Christine* has been living with her grandparents since she was born. When she started working, she got into trouble with the Internal Revenue Service after receiving an audit report that says she owes the federal government a total of $85,000. Unable to pay the liabilities, Christine chose to ignore the issue because she did not want to pay the dues.
Federal Tax Lien
If you find yourself in a similar situation to Christine, here is what could happen to you. The IRS will utilize Internal Revenue Code § 6321 to enforce its collection power, which states that “If any person liable to pay any tax neglects or refuses to pay the same after demand, the amount (including any interest, additional amount, addition to tax, or assessable penalty, together with any costs that may accrue in addition to that) shall be a lien in favor of the United States upon all property and rights to property, whether real or personal, belonging to such person.”
Simply put, a tax lien covers the taxes, interest, and penalties you owe and is principally attached to all your properties and rights. For example, since Christine chose to refuse to pay her tax liability, the IRS will pursue all legal properties and assets under her name. So, how exactly is the IRS going to get back at her?
Christine owns no real estate since she lives with her grandparents. The IRS decided to record a Notice of Federal Tax Lien at the recorder’s office in their area and discovered that her grandparents had transferred the house under her name.

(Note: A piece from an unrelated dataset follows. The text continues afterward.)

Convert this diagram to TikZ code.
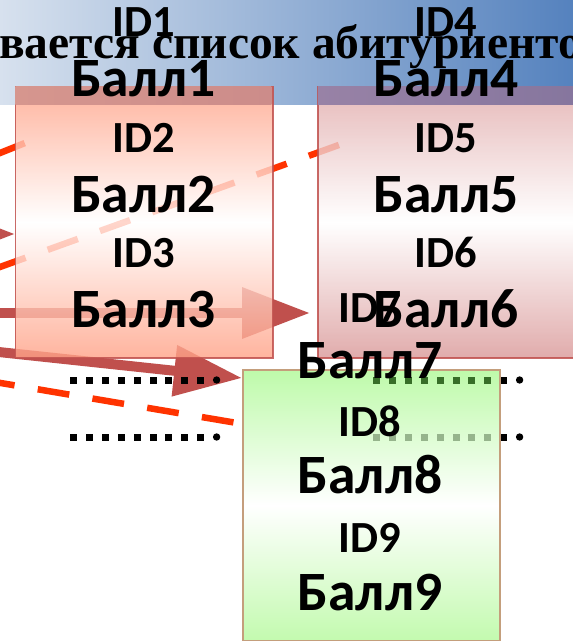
\documentclass[tikz,border=0pt]{standalone}
\usepackage{fontspec}
\setmainfont{Carlito}
\newfontfamily\titlefont{Liberation Serif}
\usetikzlibrary{arrows.meta}
\definecolor{hdrL}{RGB}{215,225,238}
\definecolor{hdrR}{RGB}{85,130,190}
\definecolor{arrc}{RGB}{192,80,77}
\definecolor{dashc}{RGB}{255,51,0}
\definecolor{boxAc}{RGB}{255,161,134}
\definecolor{boxBt}{RGB}{224,168,168}
\definecolor{boxBb}{RGB}{217,151,151}
\definecolor{grnT}{RGB}{190,250,170}
\definecolor{grnB}{RGB}{195,250,175}
\definecolor{grnEdge}{RGB}{196,158,124}
\definecolor{ovAL}{RGB}{214,150,142}
\definecolor{ovAR}{RGB}{204,140,138}
\definecolor{ovBL}{RGB}{152,130,166}
\definecolor{ovBR}{RGB}{134,118,158}
\definecolor{dotG1}{RGB}{55,110,40}
\definecolor{dotG2}{RGB}{150,180,140}
\tikzset{
  idtxt/.style={anchor=base, inner sep=0pt, font=\bfseries\fontsize{44.5bp}{44.5bp}\selectfont},
  balltxt/.style={anchor=base, inner sep=0pt, font=\bfseries\fontsize{55.5bp}{55.5bp}\selectfont},
  bigarrow/.style={draw=arrc, fill=arrc, line width=10bp, -{Triangle[length=68bp,width=49bp]}},
  redDash/.style={draw=dashc, line width=6.5bp, dash pattern=on 32bp off 23.5bp},
  rbox/.style={draw=arrc, draw opacity=0.85, line width=1.5bp, fill opacity=0.8, anchor=north west, inner sep=0pt},
}
\begin{document}
\begin{tikzpicture}[x=1bp,y=-1bp]
\useasboundingbox (0,0) rectangle (573,641);
\clip (0,0) rectangle (573,641);
% header band
\shade[left color=hdrL, right color=hdrR] (0,0) rectangle (573,105);
% coordinates for connectors
\coordinate (d1s) at (-17,380);
\coordinate (d1e) at (237,423);
\coordinate (d2s) at (-4.5,268.6);
\coordinate (d2e) at (340.5,144.4);
\coordinate (d3s) at (-5,155);
\coordinate (d3e) at (25,143);
\coordinate (a1s) at (-20,313);
\coordinate (a1e) at (310,313);
\coordinate (a2s) at (-20,350);
\coordinate (a2e) at (242,378);
\coordinate (a3s) at (-90,234);
\coordinate (a3e) at (15,234);
% dashed lines
\draw[redDash] (d1s) -- (d1e);
\draw[redDash] (d2s) -- (d2e);
\draw[redDash] (d3s) -- (d3e);
% arrows
\draw[bigarrow] (a1s) -- (a1e);
\draw[bigarrow] (a2s) -- (a2e);
\draw[bigarrow] (a3s) -- (a3e);
% left dotted rows
\foreach \yy in {380,437}{
  \foreach \i in {0,...,8}{
    \fill (70+15.9*\i,\yy-3.5) rectangle ++(7,7);
  }
  \fill (70+15.9*9+3.5,\yy) circle (3.7bp);
}
% boxes
\node[rbox, minimum width=257.5bp, minimum height=271bp, top color=boxAc, bottom color=boxAc, middle color=white] (b1) at (14.5,86) {};
\node[rbox, minimum width=270bp, minimum height=271bp, top color=boxBt, bottom color=boxBb, middle color=white] (b2) at (317,86) {};
% overlap of boxes with header
\shade[left color=ovAL, right color=ovAR] (15.25,86.75) rectangle (271.25,105);
\shade[left color=ovBL, right color=ovBR] (317.75,86.75) rectangle (573,105);
% right dotted rows (behind green box shown tinted)
\foreach \yy in {380,437}{
  \foreach \i in {0,...,8}{
    \fill (373+15.9*\i,\yy-3.5) rectangle ++(7,7);
  }
  \fill (373+15.9*9+3.5,\yy) circle (3.7bp);
}
\node[draw=grnEdge, line width=1.5bp, anchor=north west, inner sep=0pt, minimum width=257bp, minimum height=271bp, top color=grnT, bottom color=grnB, middle color=white] (g) at (242,369) {};
\foreach \yy/\cc in {380/dotG1,437/dotG2}{
  \foreach \i in {0,...,7}{
    \fill[\cc] (373+15.9*\i,\yy-3.5) rectangle ++(7,7);
  }
}
% title
\node[anchor=base west, inner sep=0pt, font=\titlefont\bfseries\fontsize{47.5bp}{47.5bp}\selectfont] (title) at (-1,59) {вается список абитуриенто};
% texts left box
\node[idtxt]   (t1) at (143.5,37)  {ID1};
\node[balltxt] (t2) at (143.5,97)  {Балл1};
\node[idtxt]   (t3) at (143.5,153) {ID2};
\node[balltxt] (t4) at (143.5,212) {Балл2};
\node[idtxt]   (t5) at (143.5,267) {ID3};
\node[balltxt] (t6) at (143.5,327) {Балл3};
% texts right box
\node[idtxt]   (u1) at (446,37)  {ID4};
\node[balltxt] (u2) at (446,97)  {Балл4};
\node[idtxt]   (u3) at (446,153) {ID5};
\node[balltxt] (u4) at (446,212) {Балл5};
\node[idtxt]   (u5) at (446,267) {ID6};
\node[balltxt] (u6) at (446,327) {Балл6};
% texts green box
\node[idtxt]   (v1) at (370,322) {ID7};
\node[balltxt] (v2) at (370,378) {Балл7};
\node[idtxt]   (v3) at (370,436) {ID8};
\node[balltxt] (v4) at (370,493) {Балл8};
\node[idtxt]   (v5) at (370,552) {ID9};
\node[balltxt] (v6) at (370,610) {Балл9};
\end{tikzpicture}
\end{document}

This is where the lien attaches now. Christine would not be able to transfer the house title to someone else or even sell it without paying the IRS first. The Notice of Federal Tax Lien is like a public service announcement to the whole world that a person owes something to the IRS. Thus, if you wish to get a loan or get in touch with creditors and lenders, you will have a hard time because they can readily access the public record about your credit report that includes the tax lien.
An important thing to note is this: a tax lien and Notice of Federal Tax Lien are two different things. Essentially, automatic tax liens are secret or not put in public records unless you can get away from it by paying your tax liability, filing for bankruptcy, or completing an Offer in Compromise.
On the other hand, the Notice of Federal Tax Lien is like a tattletale–it lets the general public know of your secret. The only way on how you can take care of the Notice of Federal Tax Lien is through the IRS Certificate of Release of Federal Tax Lien. You can have it by paying the liabilities owed, obtaining the bankruptcy discharge the dues, or paying through an Offer in Compromise.
*The names and circumstances described in this article are fictional and are not based on real people or events.